Friday, the final day to register to vote in Alabama in the general election, brought such a last-minute rush that officials say it will take a couple more days to process all the applications. But as of late Monday afternoon, Alabama’s voter rolls stood 2,371 names short of the 3 million mark.
“The primary factor is the presidential race,” said Ed Packard, the state’s supervisor of voter registration.
The previous record was 2.88 million names in the 2000 presidential election, Packard said.
Shirley Short, head of the Board of Registrars in Mobile County, described the last day of voter registration as a “madhouse.”
“We put on extra help, about doubled our office staff,” she said. “Every presidential election is busy, but this was very busy. Lots of new voters.”
Thursday is the deadline to request an absentee ballot. Throughout the state, election officials are reporting more requests for absentee ballots than ever before. People wanting to cast absentee ballots in person are also filling election offices.
In Huntsville on Monday, absentee manager Jane Smith said Madison County already was close to breaking the previous record of 7,900 absentee ballots for an election, set in 2004, and hundreds of ballots are arriving daily in the mail a week before Election Day.
She said applicants who seek a ballot in person are having to wait in short lines before voting.
“It was busy four years ago, but not this busy,” Smith said.
Walk-in voters had to wait about 20 minutes Monday to cast an absentee ballot in heavily Republican Shelby County, and the absentee office in Birmingham, the state’s largest city, was flooded with ballots coming in by mail.

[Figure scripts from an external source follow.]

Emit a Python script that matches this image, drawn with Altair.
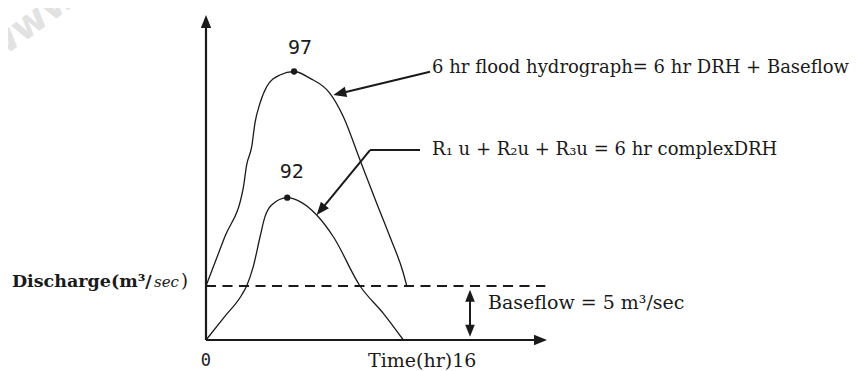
import math
import altair as alt
import pandas as pd

# ---- data (schematic hydrograph) ----
upper_t = [0.00, 1.10, 2.19, 2.39, 2.69, 2.88, 3.18, 3.57, 4.35, 5.18, 6.12, 7.29, 8.08, 9.06, 10.04, 10.82, 11.61, 11.81]
upper_q = [5.00, 9.53, 14.07, 16.20, 17.90, 20.09, 21.94, 23.45, 24.54, 24.86, 24.23, 22.84, 20.68, 16.67, 12.66, 9.56, 6.18, 5.00]
lower_t = [0.00, 1.05, 2.10, 2.39, 2.78, 3.18, 3.47, 3.86, 4.78, 5.53, 6.51, 7.49, 9.06, 10.43, 11.61]
lower_q = [0.00, 2.08, 4.17, 5.00, 6.79, 9.56, 11.42, 12.50, 13.18, 12.81, 11.57, 9.56, 5.00, 2.47, 0.00]
peak_t = [5.18, 4.78]
peak_q = [24.86, 13.18]
peak_labels = ["97", "92"]
baseflow = 5.0
axis_t_end = 20.06
axis_q_end = 30.09

# ---- layout of the drawing ----
W, H = 841, 363
X_DOM = [-11.647, 37.824]
Y_DOM = [-2.8704, 30.7407]
KX = W / (X_DOM[1] - X_DOM[0])
KY = H / (Y_DOM[1] - Y_DOM[0])
INK = "#1a1a1a"
SERIF = "DejaVu Serif"


def X(f="t"):
    return alt.X(f"{f}:Q", scale=alt.Scale(domain=X_DOM, nice=False, zero=False), axis=None)


def Y(f="q"):
    return alt.Y(f"{f}:Q", scale=alt.Scale(domain=Y_DOM, nice=False, zero=False), axis=None)


def curve(ts, qs):
    df = pd.DataFrame({"t": ts, "q": qs})
    return alt.Chart(df).mark_line(interpolate="monotone", color=INK, strokeWidth=1.3).encode(x=X(), y=Y())


def rules(rows, width=2.0, dash=None):
    kw = dict(color=INK, strokeWidth=width)
    if dash:
        kw["strokeDash"] = dash
    return alt.Chart(pd.DataFrame(rows, columns=["t", "q", "t2", "q2"])).mark_rule(**kw).encode(
        x=X(), y=Y(), x2="t2:Q", y2="q2:Q")


HEAD = "M1,0L-1,-0.8L-1,0.8Z"  # arrowhead pointing right


def head(t_tip, q_tip, t_from, q_from, size=169):
    dx = (t_tip - t_from) * KX
    dy = -(q_tip - q_from) * KY
    ang = math.degrees(math.atan2(dy, dx)) % 360
    half = math.sqrt(size) / 2
    L = math.hypot(dx, dy)
    ct = t_tip - half * dx / L / KX
    cq = q_tip + half * dy / L / KY
    df = pd.DataFrame({"t": [ct], "q": [cq]})
    return alt.Chart(df).mark_point(shape=HEAD, filled=True, size=size, angle=ang, color=INK,
                                    opacity=1, strokeWidth=0).encode(x=X(), y=Y()), (ct, cq)


def text(s, t, q, size=18, align="left", font=SERIF, style="normal", weight="normal", color=INK, angle=0):
    df = pd.DataFrame({"t": [t], "q": [q], "s": [s]})
    kw = dict(align=align, baseline="middle", font=font, fontSize=size, fontStyle=style,
              fontWeight=weight, color=color)
    if angle:
        kw["angle"] = angle
    return alt.Chart(df).mark_text(**kw).encode(x=X(), y=Y(), text="s:N")


layers = []

# watermark
layers.append(text("www", -10.35, 29.26, size=38, align="center", font="DejaVu Sans", weight="bold",
                   color="#e2e2e2", angle=324))

# axes with arrowheads
layers.append(rules([[0, 0, 0, axis_q_end - 0.6], [0, 0, axis_t_end - 0.4, 0]], width=2.2))
h, _ = head(0, axis_q_end, 0, 0); layers.append(h)
h, _ = head(axis_t_end, 0, 0, 0); layers.append(h)

# baseflow dashed line
layers.append(rules([[0, baseflow, axis_t_end - 0.1, baseflow]], width=1.8, dash=[10, 6.5]))

# baseflow double arrow
bx = 15.53
layers.append(rules([[bx, 0.6, bx, baseflow - 0.6]], width=2.0))
h, _ = head(bx, baseflow - 0.35, bx, 0, size=144); layers.append(h)
h, _ = head(bx, 0.3, bx, baseflow, size=144); layers.append(h)

# hydrographs
layers.append(curve(upper_t, upper_q))
layers.append(curve(lower_t, lower_q))
layers.append(alt.Chart(pd.DataFrame({"t": peak_t, "q": peak_q})).mark_point(
    filled=True, size=40, color=INK, opacity=1).encode(x=X(), y=Y()))
layers.append(alt.Chart(pd.DataFrame({"t": [peak_t[0] + 0.35, peak_t[1] + 0.26],
                                      "q": [peak_q[0] + 2.22, peak_q[1] + 2.40],
                                      "s": peak_labels})).mark_text(
    font="DejaVu Sans Mono", fontSize=20, color=INK, align="center", baseline="middle").encode(
    x=X(), y=Y(), text="s:N"))

# annotation arrow 1
a1 = (13.18, 24.84)
a1_tip = (7.49, 22.69)
h, c = head(a1_tip[0], a1_tip[1], a1[0], a1[1]); layers.append(h)
layers.append(rules([[a1[0], a1[1], c[0], c[1]]], width=2.0))
layers.append(text("6 hr flood hydrograph= 6 hr DRH + Baseflow", 13.3, 25.15))

# annotation arrow 2
a2 = (12.59, 17.59)
a2_corner = (9.65, 17.59)
a2_tip = (6.51, 11.57)
h, c = head(a2_tip[0], a2_tip[1], a2_corner[0], a2_corner[1]); layers.append(h)
layers.append(rules([[a2[0], a2[1], a2_corner[0], a2_corner[1]],
                     [a2_corner[0], a2_corner[1], c[0], c[1]]], width=2.0))
layers.append(text("R\u2081 u + R\u2082u + R\u2083u = 6 hr complexDRH", 13.3, 17.55))

# axis texts
layers.append(text("Discharge(m\u00b3/", -3.19, 5.4, size=17.5, align="right", weight="bold"))
layers.append(text("sec", -3.06, 5.4, size=15, style="italic"))
layers.append(text(")", -1.06, 5.4, size=18, align="right"))
layers.append(text("0", 0, -1.95, size=17, align="center", font="DejaVu Sans Mono"))
layers.append(text("Time(hr)16", 9.53, -1.95, size=19))
layers.append(text("Baseflow = 5 m\u00b3/sec", 16.59, 3.43, size=19))

chart = alt.layer(*layers).properties(
    width=W, height=H, autosize=alt.AutoSizeParams(type="none"), padding=0, background="white"
).configure_view(stroke=None)

chart.save("out.html", embed_options={"renderer": "svg", "actions": False})
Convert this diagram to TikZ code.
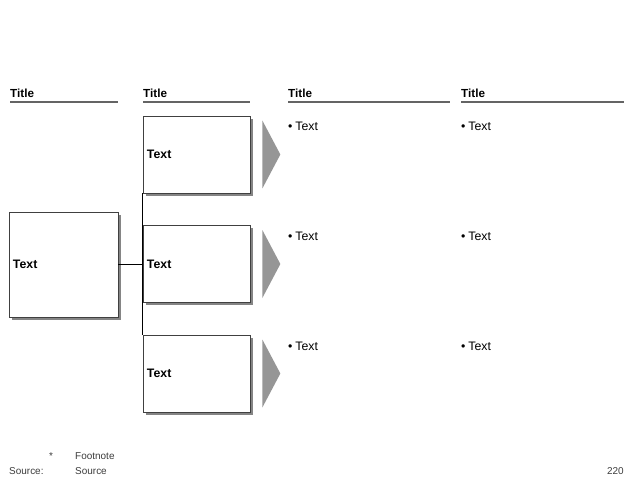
\documentclass[tikz,border=0pt]{standalone}
\usepackage{fontspec}
\setmainfont{Liberation Sans}
\usepackage{tikz}
\usetikzlibrary{shadows,calc}

\definecolor{arrowgray}{RGB}{150,150,150}
\definecolor{rulegray}{RGB}{100,100,100}
\definecolor{notegray}{RGB}{60,60,60}

\begin{document}
\begin{tikzpicture}[x=0.03cm,y=-0.03cm,
  title/.style={anchor=west,inner sep=0pt,font=\fontsize{10}{12}\selectfont\bfseries},
  titlerule/.style={draw=rulegray,line width=0.9pt},
  box/.style={draw=black!75,fill=white,line width=0.6pt,
    drop shadow={shadow xshift=2.4pt,shadow yshift=-2.4pt,fill=black!60,opacity=0.8},
    inner xsep=0.12cm,align=left,font=\fontsize{10.5}{12}\selectfont\bfseries},
  midbox/.style={box,minimum height=2.31cm,text width=2.97cm},
  item/.style={anchor=west,inner sep=0pt,font=\fontsize{10.5}{12}\selectfont},
  note/.style={anchor=west,inner sep=0pt,text=notegray,font=\fontsize{8.5}{10}\selectfont},
  chev/.style={fill=arrowgray,draw=none}]
\useasboundingbox (0,0) rectangle (640,480);

% column titles
\node[title] (t1) at (10,93) {Title};
\node[title] (t2) at (143,93) {Title};
\node[title] (t3) at (288,93) {Title};
\node[title] (t4) at (461,93) {Title};
\draw[titlerule] (10,102)--(118,102);
\draw[titlerule] (143,102)--(250,102);
\draw[titlerule] (288,102)--(450,102);
\draw[titlerule] (461,102)--(624,102);

% boxes
\node[box,minimum height=3.15cm,text width=3.03cm] (root) at (63.5,264.5) {Text};
\node[midbox] (b1) at (196.5,154.5) {Text};
\node[midbox] (b2) at (196.5,264) {Text};
\node[midbox] (b3) at (196.5,373.5) {Text};

% tree lines
\draw[line width=1.3pt] (root.east)--(root.east-|b2.west);
\draw[line width=1.3pt] (b1.south west)--(b3.north west);

% arrows
\foreach \b in {b1,b2,b3}
  \fill[chev] ($(\b.east)+(12,-34)$)--($(\b.east)+(30,0)$)--($(\b.east)+(12,34)$)--cycle;

% bullets
\node[item] (c1) at (288,126) {\textbullet\hspace{2.5pt}Text};
\node[item] (c2) at (288,236) {\textbullet\hspace{2.5pt}Text};
\node[item] (c3) at (288,346) {\textbullet\hspace{2.5pt}Text};
\node[item] (d1) at (461,126) {\textbullet\hspace{2.5pt}Text};
\node[item] (d2) at (461,236) {\textbullet\hspace{2.5pt}Text};
\node[item] (d3) at (461,346) {\textbullet\hspace{2.5pt}Text};

% footer
\node[note] (star) at (49,456) {*};
\node[note] (fn) at (75,456) {Footnote};
\node[note] (src) at (9,471) {Source:};
\node[note] (srct) at (75,471) {Source};
\node[note,anchor=east] (pg) at (624,471) {220};
\end{tikzpicture}
\end{document}
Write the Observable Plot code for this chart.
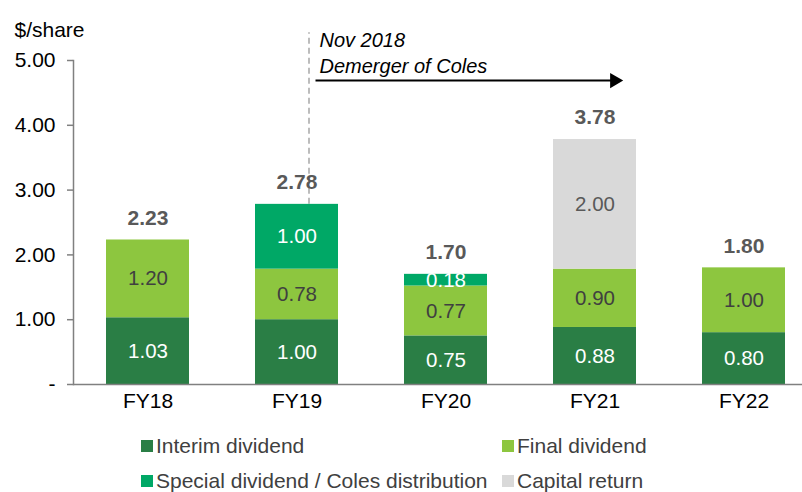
<!DOCTYPE html>
<html><head><meta charset="utf-8">
<script src="https://cdn.jsdelivr.net/npm/d3@7"></script>
<script src="https://cdn.jsdelivr.net/npm/@observablehq/plot@0.6"></script>
<style>
body{margin:0;background:#fff;font-family:"Liberation Sans",Arial,sans-serif;}
#chart{width:802px;height:492px;position:relative;overflow:hidden;}
#legend{display:grid;grid-template-columns:361px auto;padding-left:141px;padding-top:8px;font-size:21px;color:#404040;}
#legend .item{display:flex;align-items:center;height:35px;line-height:35px;white-space:nowrap;}
#legend .sw{width:12px;height:12px;margin-right:3px;flex:none;}
</style></head>
<body><div id="chart"></div>
<script>
const years = ["FY18","FY19","FY20","FY21","FY22"];
const seriesNames = ["Interim dividend","Final dividend","Special dividend / Coles distribution","Capital return"];
const interim = [1.03,1.00,0.75,0.88,0.80];
const finalDiv = [1.20,0.78,0.77,0.90,1.00];
const special = [0,1.00,0.18,0,0];
const capital = [0,0,0,2.00,0];
const totals = [2.23,2.78,1.70,3.78,1.80];
const yTicks = [0,1,2,3,4,5];
const seriesColors = ["#2a7e45","#8dc63f","#00a866","#d9d9d9"];
const labelColors = ["#ffffff","#404040","#ffffff","#595959"];
// annotation (data units)
const demergerYear = "FY19";
const arrowEndYear = "FY21";
const annoText = [{t:"Nov 2018", y:5.31},{t:"Demerger of Coles", y:4.91}];
const arrowY = 4.69;
const dashTop = 5.43;

const seriesValues = [interim, finalDiv, special, capital];
const rows = [];
years.forEach((yr, i) => {
  seriesValues.forEach((vals, k) => {
    if (vals[i] > 0) rows.push({year: yr, series: seriesNames[k], k, value: vals[i]});
  });
});
const totalRows = years.map((yr, i) => ({year: yr, total: totals[i]}));

const chart = Plot.plot({
  width: 802,
  height: 420,
  marginTop: 60,
  marginBottom: 36,
  marginLeft: 73,
  marginRight: 0,
  style: {fontFamily: "Liberation Sans, Arial, sans-serif", fontSize: "21px", background: "#fff"},
  x: {domain: years, range: [73, 818], paddingInner: 0.443, paddingOuter: 0.2215, axis: null},
  y: {domain: [0, 5], axis: null},
  color: {type: "identity"},
  marks: [
    Plot.ruleX([{x: demergerYear, y1: totals[1], y2: dashTop}], {x: "x", y1: "y1", y2: "y2", dx: 12, stroke: "#a6a6a6", strokeWidth: 1.5, strokeDasharray: "6,4"}),
    Plot.barY(rows, Plot.stackY({x: "year", y: "value", z: "series", fill: d => seriesColors[d.k]})),
    Plot.text(rows, Plot.stackY({x: "year", y: "value", z: "series", text: d => d.value.toFixed(2), fill: d => labelColors[d.k], fontSize: 20.5})),
    Plot.text(totalRows, {x: "year", y: "total", text: d => d.total.toFixed(2), dy: -22, fontWeight: "bold", fill: "#595959", fontSize: 21}),
    Plot.frame({anchor: "left", stroke: "#808080", strokeWidth: 1.5}),
    Plot.ruleY([0], {stroke: "#808080", strokeWidth: 1.5}),
    Plot.axisY({ticks: yTicks, tickFormat: d => d === 0 ? "-" : d.toFixed(2), tickSize: 6, tickPadding: 12, stroke: "#808080", strokeWidth: 1.5, fill: "#000", fontSize: 21, label: null}),
    Plot.axisX({tickSize: 0, tickPadding: 9, fill: "#000", fontSize: 21, label: null}),
    Plot.text(["$/share"], {frameAnchor: "top-left", dx: -59, dy: -38, textAnchor: "start", fill: "#000", fontSize: 21}),
    Plot.text(annoText, {x: () => demergerYear, y: "y", text: "t", dx: 22.5, textAnchor: "start", fontStyle: "italic", fill: "#000", fontSize: 20}),
    Plot.link([{x1: demergerYear, x2: arrowEndYear, y: arrowY}], {x1: "x1", x2: "x2", y1: "y", y2: "y", dx: 18.5, stroke: "#000", strokeWidth: 2}),
    Plot.dot([{x: arrowEndYear, y: arrowY}], {x: "x", y: "y", symbol: "triangle", r: 5.6, rotate: 90, fill: "#000", stroke: "none", dx: 19.5})
  ]
});
const root = document.getElementById("chart");
root.appendChild(chart);
const legend = document.createElement("div");
legend.id = "legend";
seriesNames.forEach((name, k) => {
  const it = document.createElement("div");
  it.className = "item";
  const sw = document.createElement("span");
  sw.className = "sw";
  sw.style.background = seriesColors[k];
  it.appendChild(sw);
  it.appendChild(document.createTextNode(name));
  legend.appendChild(it);
});
root.appendChild(legend);
</script></body></html>
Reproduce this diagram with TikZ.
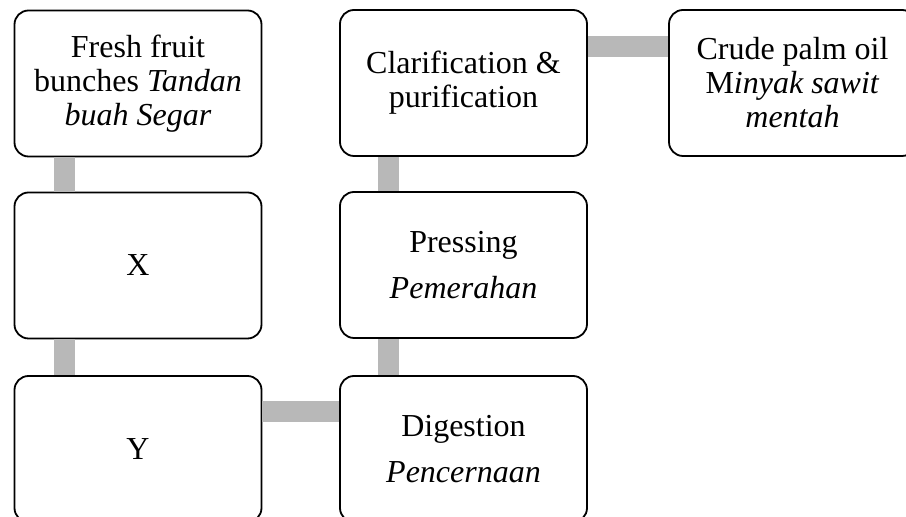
\documentclass[tikz,border=0pt]{standalone}
\usepackage{fontspec}
\setmainfont{Liberation Serif}
\usepackage{tikz}

\begin{document}
\begin{tikzpicture}[x=0.5pt, y=-0.5pt,
    box/.style={draw, line width=0.9pt, rounded corners=7pt, minimum width=123.5pt, minimum height=73pt, align=center, inner sep=2pt, font=\fontsize{16}{17}\selectfont},
    link/.style={line width=10.5pt, draw=black!28}]
    \useasboundingbox (0,0) rectangle (906,517);

    \node[box] (F) at (138,83.5) {Fresh fruit\\ bunches \textit{Tandan}\\ \textit{buah Segar}};
    \node[box] (X) at (138,265.5) {X};
    \node[box] (Y) at (138,449) {Y};
    \node[box] (D) at (463.5,449) {Digestion\\[6pt] \textit{Pencernaan}};
    \node[box] (P) at (463.5,265) {Pressing\\[6pt] \textit{Pemerahan}};
    \node[box] (C) at (463.5,83) {Clarification \&\\ purification};
    \node[box] (O) at (792.5,83) {Crude palm oil\\ M\textit{inyak sawit}\\ \textit{mentah}};

    \draw[link] ([xshift=25.25pt]F.south west) -- ([xshift=25.25pt]X.north west);
    \draw[link] ([xshift=25.25pt]X.south west) -- ([xshift=25.25pt]Y.north west);
    \draw[link] ([yshift=-18pt]Y.north east) -- ([yshift=-18pt]D.north west);
    \draw[link] ([xshift=24.5pt]D.north west) -- ([xshift=24.5pt]P.south west);
    \draw[link] ([xshift=24.5pt]P.north west) -- ([xshift=24.5pt]C.south west);
    \draw[link] ([yshift=-18.5pt]C.north east) -- ([yshift=-18.5pt]O.north west);
\end{tikzpicture}
\end{document}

In Montgomery County, the county election center originally had 18 chairs for people wanting to cast absentee ballots in person, but had to add 20 more to meet demand.
Election director Trey Granger said the county had already handled 5,000 requests for absentee ballots and will probably end up with more than 7,000.
A normal election brings 3,500 to 4,000, he said.
“I think we will see records set for voter registration, absentee voting and voter turnout,” he said.
In Mobile County, voters wanting to cast absentee ballots in person had to wait in a long line Monday.
“It’s worth the wait,” said 49-year-old truck driver Richard Jones of Mobile, who will be on the road on election day.
Secretary of State Beth Chapman, Alabama’s chief election official, said interest in the election is unprecedented, and county election officials are adding extra poll workers to meet the anticipated turnout on Nov. 4.
“I do think that it will be the highest number, by far, that Alabama has ever seen in any election,” she said.